Background on Nemmers prizes
The Nemmers prizes are made possible through bequests from the late Erwin Esser Nemmers, a former member of the Northwestern University faculty, and his brother, the late Frederic E. Nemmers, both of Milwaukee. The prizes are awarded every other year.
Erwin Nemmers, who persuaded his brother to join him in making a substantial contribution to Northwestern, served as a member of the faculty of the Kellogg School of Management from 1957 until his retirement in 1986. He and Frederic Nemmers were principals in a Milwaukee-based, family-owned, church music publishing house.
Their gifts, totaling $14 million, were designated by Erwin and Frederic Nemmers for the establishment of four endowed professorships in the Kellogg School of Management and the establishment of the Nemmers prizes.
Consistent with the terms of the Nemmers’ bequests, the Erwin Plein Nemmers Prize in Economics (named in honor of the Nemmers’ father) and the Frederic Esser Nemmers Prize in Mathematics (named by Erwin in honor of his brother) are designed to recognize “work of lasting significance” in the respective disciplines.

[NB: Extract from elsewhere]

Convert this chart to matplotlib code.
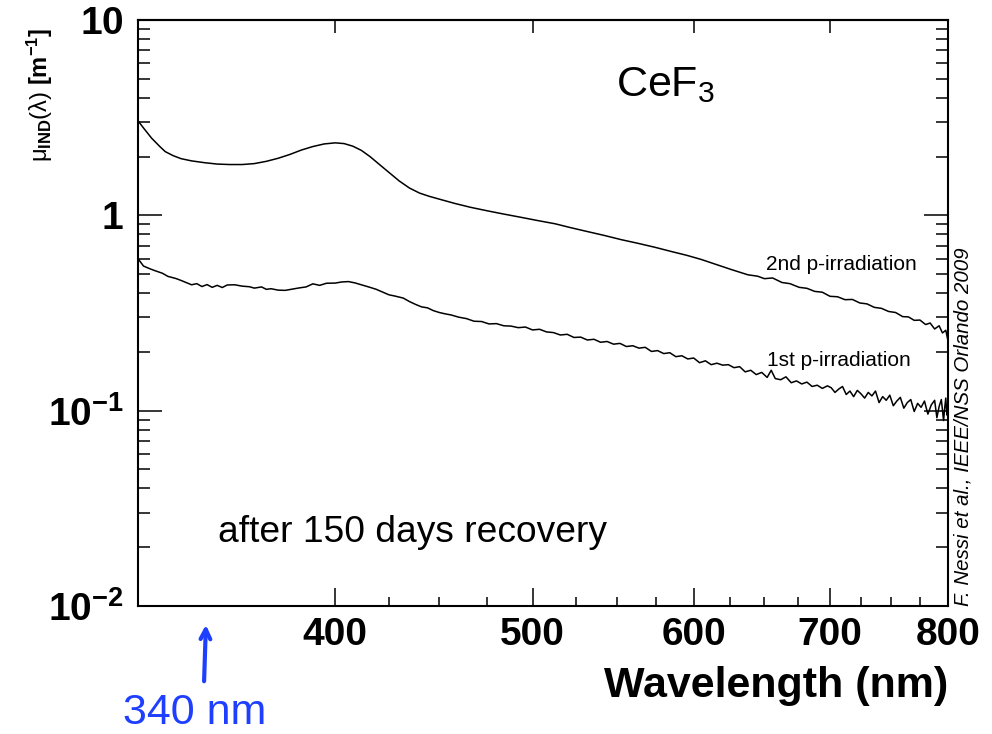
import numpy as np
import matplotlib
matplotlib.use('Agg')
import matplotlib.pyplot as plt
from matplotlib.ticker import FixedLocator, FixedFormatter, NullFormatter, NullLocator, LogLocator

# 1st p-irradiation
lam1 = [320, 322, 324, 326, 329, 331, 334, 336, 338, 340,
        342, 344, 346, 348, 350, 352, 354, 357, 360, 363,
        365, 368, 370, 372, 375, 378, 381, 384, 387, 390,
        393, 396, 400, 403, 406, 409, 412, 416, 419, 422,
        425, 428, 432, 435, 438, 441, 444, 447, 450, 453,
        456, 460, 464, 468, 472, 476, 480, 484, 488, 492,
        496, 500, 504, 508, 512, 516, 520, 524, 528, 532,
        536, 540, 544, 548, 552, 556, 560,
        564, 568, 572, 576, 580, 584, 588, 592, 596, 600,
        604, 608, 612, 616, 620, 624, 628, 632, 636, 640,
        644, 648, 652, 655, 658, 662, 666, 670, 674, 678,
        682, 686, 690, 694, 698,
        701, 704, 707, 710, 713, 716, 719, 722, 725, 728,
        731, 734, 737, 740, 743, 746, 749, 752, 755, 758,
        761, 764, 767, 770, 773, 776, 779, 782, 785, 788,
        790, 792, 794, 796, 797, 798, 799, 800]
mu1 = [0.60, 0.55, 0.535, 0.522, 0.505, 0.487, 0.475, 0.464, 0.452, 0.441,
       0.447, 0.432, 0.442, 0.428, 0.438, 0.427, 0.440, 0.441, 0.434, 0.431,
       0.424, 0.430, 0.418, 0.421, 0.414, 0.413, 0.419, 0.425, 0.430, 0.446,
       0.438, 0.449, 0.450, 0.456, 0.458, 0.451, 0.441, 0.428, 0.418, 0.405,
       0.392, 0.386, 0.377, 0.362, 0.350, 0.340, 0.336, 0.325, 0.318, 0.313,
       0.309, 0.301, 0.296, 0.287, 0.286, 0.278, 0.279, 0.272, 0.271, 0.266,
       0.268, 0.259, 0.261, 0.253, 0.251, 0.244, 0.246, 0.237, 0.238, 0.230,
       0.232, 0.224, 0.226, 0.219, 0.221, 0.213, 0.215,
       0.209, 0.211, 0.201, 0.203, 0.196, 0.198, 0.189, 0.191, 0.184, 0.186,
       0.176, 0.180, 0.172, 0.175, 0.171, 0.172, 0.166, 0.168, 0.158, 0.161,
       0.153, 0.157, 0.148, 0.161, 0.146, 0.144, 0.149, 0.139, 0.142, 0.137,
       0.140, 0.133, 0.135, 0.130, 0.134,
       0.131, 0.124, 0.129, 0.133, 0.121, 0.126, 0.118, 0.127, 0.122, 0.116,
       0.124, 0.119, 0.126, 0.110, 0.118, 0.113, 0.120, 0.106, 0.112, 0.117,
       0.103, 0.110, 0.114, 0.099, 0.109, 0.104, 0.112, 0.096, 0.107, 0.113,
       0.092, 0.105, 0.114, 0.089, 0.103, 0.116, 0.095, 0.101]

# 2nd p-irradiation
lam2 = [320, 322, 325, 328, 330, 333, 336, 340, 345, 350,
        355, 360, 365, 370, 375, 380, 385, 390, 395, 400,
        404, 408, 412, 416, 420, 425, 430, 435, 440, 445,
        450, 458, 466, 475, 484, 494, 503, 513, 522, 532,
        542, 553, 563, 574, 586, 595, 605, 614, 626, 638,
        645, 650, 656, 663, 669, 676, 682, 688, 694, 700,
        706, 712, 718, 724, 730, 736, 742, 748, 754, 760,
        765, 770, 775, 780, 784, 788, 792, 795, 798, 800]
mu2 = [3.05, 2.80, 2.48, 2.25, 2.12, 2.02, 1.95, 1.90, 1.86, 1.83,
       1.82, 1.82, 1.84, 1.89, 1.96, 2.05, 2.16, 2.25, 2.32, 2.35,
       2.33, 2.26, 2.15, 2.00, 1.84, 1.66, 1.50, 1.38, 1.30, 1.25,
       1.21, 1.15, 1.10, 1.055, 1.015, 0.975, 0.94, 0.905, 0.865, 0.826,
       0.79, 0.75, 0.72, 0.687, 0.65, 0.625, 0.595, 0.565, 0.528, 0.496,
       0.488, 0.474, 0.478, 0.453, 0.447, 0.428, 0.423, 0.408, 0.404, 0.385,
       0.383, 0.370, 0.371, 0.356, 0.352, 0.338, 0.334, 0.322, 0.318, 0.303,
       0.302, 0.290, 0.291, 0.276, 0.281, 0.262, 0.272, 0.250, 0.258, 0.228]

xticks = [400, 500, 600, 700, 800]
xticklabels = ['400', '500', '600', '700', '800']
xminor = [425, 450, 475, 525, 550, 575, 625, 650, 675, 725, 750, 775]
yticks = [0.01, 0.1, 1, 10]
yticklabels = [r'$\mathbf{10^{-2}}$', r'$\mathbf{10^{-1}}$', r'$\mathbf{1}$', r'$\mathbf{10}$']

plt.rcParams['font.family'] = ['Liberation Sans', 'DejaVu Sans']
plt.rcParams['mathtext.fontset'] = 'custom'
plt.rcParams['mathtext.rm'] = 'Liberation Sans'
plt.rcParams['mathtext.it'] = 'Liberation Sans:italic'
plt.rcParams['mathtext.bf'] = 'Liberation Sans:bold'

W, H = 992, 734


def px(x, y):
    return x / W, 1 - y / H


fig = plt.figure(figsize=(W / 100, H / 100), dpi=100)
ax = fig.add_axes([138 / W, 1 - 606 / H, (948 - 138) / W, (606 - 20) / H])

ax.plot(lam2, mu2, color='black', lw=1.1)
ax.plot(lam1, mu1, color='black', lw=1.1)

ax.set_xscale('log')
ax.set_yscale('log')
ax.set_xlim(320, 800)
ax.set_ylim(0.01, 10)

ax.xaxis.set_major_locator(FixedLocator(xticks))
ax.xaxis.set_major_formatter(FixedFormatter(xticklabels))
ax.xaxis.set_minor_locator(FixedLocator(xminor))
ax.xaxis.set_minor_formatter(NullFormatter())
ax.yaxis.set_major_locator(FixedLocator(yticks))
ax.yaxis.set_major_formatter(FixedFormatter(yticklabels))
ax.yaxis.set_minor_locator(LogLocator(base=10, subs=np.arange(2, 10)))
ax.yaxis.set_minor_formatter(NullFormatter())

ax.tick_params(axis='x', which='major', direction='in', length=13, width=1.1,
               top=False, labelsize=28, pad=8)
ax.tick_params(axis='x', which='minor', direction='in', length=6.5, width=1.1, top=False)
ax.tick_params(axis='y', which='major', direction='in', length=17, width=1.1,
               right=True, labelsize=28, pad=10)
ax.tick_params(axis='y', which='minor', direction='in', length=8.5, width=1.1, right=True)
plt.setp(ax.get_xticklabels(), fontweight='bold')

top = ax.secondary_xaxis('top')
top.xaxis.set_major_locator(FixedLocator(xticks))
top.xaxis.set_minor_locator(NullLocator())
top.tick_params(direction='in', length=9, width=1.1, labeltop=False)

for s in ax.spines.values():
    s.set_linewidth(1.5)
top.spines['top'].set_linewidth(1.5)

fig.text(*px(948, 697), 'Wavelength (nm)', fontsize=31, fontweight='bold', ha='right', va='baseline')
fig.text(*px(40, 95), r'μ$_{\mathbf{IND}}$(λ) $\mathbf{[m^{-1}]}$', fontsize=17,
         rotation=90, ha='center', va='center')
fig.text(*px(616, 96), r'CeF$_3$', fontsize=31, ha='left', va='baseline')
fig.text(*px(766, 270), '2nd p-irradiation', fontsize=15, ha='left', va='baseline')
fig.text(*px(767, 366), '1st p-irradiation', fontsize=15, ha='left', va='baseline')
fig.text(*px(218, 542), 'after 150 days recovery', fontsize=26.7, ha='left', va='baseline')
fig.text(*px(963, 606), 'F. Nessi et al., IEEE/NSS Orlando 2009', fontsize=14.8, style='italic',
         rotation=90, ha='center', va='bottom')

blue = '#1f3fff'
fig.text(*px(195, 724), '340 nm', fontsize=31, color=blue, ha='center', va='baseline')
ax.annotate('', xy=px(206, 622), xycoords='figure fraction',
            xytext=px(204, 684), textcoords='figure fraction',
            arrowprops=dict(arrowstyle='->,head_length=0.7,head_width=0.35', color=blue, lw=3))

fig.savefig('out.png', dpi=100)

Awarded for the first time in 2006, the Michael Ludwig Nemmers Prize in Musical Composition also is awarded every other year, with a value of $100,000.
Previous Nemmers prize recipients in economics are Peter A. Diamond (1994), Thomas J. Sargent (1996), Robert J. Aumann (1998), Daniel L. McFadden (2000), Edward C. Prescott (2002), Ariel Rubinstein (2004), Lars Peter Hansen (2006), Paul R. Milgrom (2008), Elhanan Helpman (2010) and Daron Acemoglu (2012).

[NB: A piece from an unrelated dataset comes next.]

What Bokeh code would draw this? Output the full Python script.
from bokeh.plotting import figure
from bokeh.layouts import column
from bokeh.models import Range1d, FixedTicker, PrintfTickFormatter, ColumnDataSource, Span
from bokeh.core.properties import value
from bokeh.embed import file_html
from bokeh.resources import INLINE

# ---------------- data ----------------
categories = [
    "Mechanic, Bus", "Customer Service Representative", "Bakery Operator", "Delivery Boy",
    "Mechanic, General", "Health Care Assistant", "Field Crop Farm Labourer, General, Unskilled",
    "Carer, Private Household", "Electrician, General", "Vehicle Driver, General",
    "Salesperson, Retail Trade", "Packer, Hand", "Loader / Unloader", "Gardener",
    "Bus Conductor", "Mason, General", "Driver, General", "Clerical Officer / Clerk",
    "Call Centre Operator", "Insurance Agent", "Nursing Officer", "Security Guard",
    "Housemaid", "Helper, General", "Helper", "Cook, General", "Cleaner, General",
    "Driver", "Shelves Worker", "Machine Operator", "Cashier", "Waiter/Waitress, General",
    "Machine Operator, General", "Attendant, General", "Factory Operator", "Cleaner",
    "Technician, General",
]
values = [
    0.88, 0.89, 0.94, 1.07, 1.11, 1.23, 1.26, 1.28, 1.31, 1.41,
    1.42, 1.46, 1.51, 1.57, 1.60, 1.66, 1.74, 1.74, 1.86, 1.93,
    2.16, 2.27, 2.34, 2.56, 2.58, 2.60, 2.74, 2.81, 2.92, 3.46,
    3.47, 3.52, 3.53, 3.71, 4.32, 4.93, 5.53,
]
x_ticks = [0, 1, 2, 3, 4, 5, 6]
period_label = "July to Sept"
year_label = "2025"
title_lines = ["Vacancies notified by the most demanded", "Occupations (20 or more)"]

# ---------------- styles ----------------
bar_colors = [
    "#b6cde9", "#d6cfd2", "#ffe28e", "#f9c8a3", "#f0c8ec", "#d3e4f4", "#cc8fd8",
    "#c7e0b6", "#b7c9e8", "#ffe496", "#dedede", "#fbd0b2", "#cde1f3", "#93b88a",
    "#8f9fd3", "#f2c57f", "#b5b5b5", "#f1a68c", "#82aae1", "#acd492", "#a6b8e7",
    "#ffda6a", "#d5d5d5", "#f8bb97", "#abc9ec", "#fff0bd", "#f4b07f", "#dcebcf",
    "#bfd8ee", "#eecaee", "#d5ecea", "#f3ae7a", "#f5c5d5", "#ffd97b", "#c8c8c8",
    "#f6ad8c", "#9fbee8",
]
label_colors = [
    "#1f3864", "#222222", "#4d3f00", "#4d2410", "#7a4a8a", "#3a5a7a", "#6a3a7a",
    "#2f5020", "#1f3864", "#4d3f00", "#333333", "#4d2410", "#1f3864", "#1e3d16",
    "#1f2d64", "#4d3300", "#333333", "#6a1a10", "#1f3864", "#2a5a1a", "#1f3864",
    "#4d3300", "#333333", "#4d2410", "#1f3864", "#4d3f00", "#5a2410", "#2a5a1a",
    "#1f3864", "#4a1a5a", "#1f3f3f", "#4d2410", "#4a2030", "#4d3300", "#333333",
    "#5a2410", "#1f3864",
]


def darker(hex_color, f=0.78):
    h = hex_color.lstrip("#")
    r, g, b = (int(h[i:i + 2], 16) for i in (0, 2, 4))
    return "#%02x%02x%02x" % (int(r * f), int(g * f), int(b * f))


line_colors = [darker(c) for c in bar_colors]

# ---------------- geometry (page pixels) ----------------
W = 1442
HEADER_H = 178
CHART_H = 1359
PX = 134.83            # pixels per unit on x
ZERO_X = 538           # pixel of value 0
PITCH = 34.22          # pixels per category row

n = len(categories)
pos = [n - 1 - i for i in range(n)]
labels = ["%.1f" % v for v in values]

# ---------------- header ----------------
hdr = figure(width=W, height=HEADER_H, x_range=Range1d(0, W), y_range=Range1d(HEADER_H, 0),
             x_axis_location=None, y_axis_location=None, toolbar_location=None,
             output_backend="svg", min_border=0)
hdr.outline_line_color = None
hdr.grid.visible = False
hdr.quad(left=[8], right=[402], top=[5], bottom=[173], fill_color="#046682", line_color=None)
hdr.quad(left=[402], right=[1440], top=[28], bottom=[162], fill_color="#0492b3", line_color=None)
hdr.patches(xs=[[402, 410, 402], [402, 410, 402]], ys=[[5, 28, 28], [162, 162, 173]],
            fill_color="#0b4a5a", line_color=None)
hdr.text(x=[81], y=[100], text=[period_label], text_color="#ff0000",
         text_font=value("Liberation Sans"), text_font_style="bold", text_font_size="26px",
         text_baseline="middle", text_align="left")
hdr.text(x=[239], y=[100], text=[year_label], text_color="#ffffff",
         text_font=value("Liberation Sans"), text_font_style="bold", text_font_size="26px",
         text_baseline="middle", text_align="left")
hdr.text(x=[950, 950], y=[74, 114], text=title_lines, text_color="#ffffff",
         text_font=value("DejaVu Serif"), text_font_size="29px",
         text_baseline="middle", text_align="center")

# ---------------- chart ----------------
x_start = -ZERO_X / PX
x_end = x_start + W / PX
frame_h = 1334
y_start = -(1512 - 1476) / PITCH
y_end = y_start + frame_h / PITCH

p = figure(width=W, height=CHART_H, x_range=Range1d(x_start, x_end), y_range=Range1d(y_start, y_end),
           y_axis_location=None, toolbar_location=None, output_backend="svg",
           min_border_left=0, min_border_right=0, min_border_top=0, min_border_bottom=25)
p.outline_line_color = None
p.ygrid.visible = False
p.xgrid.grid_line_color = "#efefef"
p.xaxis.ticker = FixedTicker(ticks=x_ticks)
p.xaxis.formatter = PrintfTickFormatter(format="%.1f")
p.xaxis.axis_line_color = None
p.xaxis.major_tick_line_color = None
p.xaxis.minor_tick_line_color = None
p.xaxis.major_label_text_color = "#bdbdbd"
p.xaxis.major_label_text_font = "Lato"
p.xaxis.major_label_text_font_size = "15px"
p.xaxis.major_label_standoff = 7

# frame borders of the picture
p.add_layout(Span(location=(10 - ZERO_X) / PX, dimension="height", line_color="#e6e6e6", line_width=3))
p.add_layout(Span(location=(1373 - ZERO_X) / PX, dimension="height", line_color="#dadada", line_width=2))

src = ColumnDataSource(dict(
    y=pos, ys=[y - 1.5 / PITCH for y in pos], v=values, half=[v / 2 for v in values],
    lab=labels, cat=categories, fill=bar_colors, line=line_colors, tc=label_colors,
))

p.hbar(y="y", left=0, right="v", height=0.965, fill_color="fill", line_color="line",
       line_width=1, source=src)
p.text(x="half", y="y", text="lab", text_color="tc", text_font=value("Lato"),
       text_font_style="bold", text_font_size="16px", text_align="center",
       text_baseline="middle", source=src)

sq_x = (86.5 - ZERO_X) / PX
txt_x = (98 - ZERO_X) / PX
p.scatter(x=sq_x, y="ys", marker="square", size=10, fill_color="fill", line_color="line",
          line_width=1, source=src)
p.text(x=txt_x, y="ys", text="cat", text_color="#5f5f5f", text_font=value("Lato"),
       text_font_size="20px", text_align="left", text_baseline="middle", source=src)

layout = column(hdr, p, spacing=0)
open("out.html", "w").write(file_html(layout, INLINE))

Previous Nemmers prize recipients in mathematics are Yuri I. Manin (1994), Joseph B. Keller (1996), John H. Conway (1998), Edward Witten (2000), Yakov G. Sinai (2002), Mikhael Gromov (2004), Robert P. Langlands (2006), Simon Donaldson (2008), Terence Chi-Shen Tao (2010) and Ingrid Daubechies (2012).
Previous Nemmers prize recipients in music are John Adams (2004), Oliver Knussen (2006), Kaija Saariaho (2008), John Luther Adams (2010) and Aaron Jay Kernis (2012).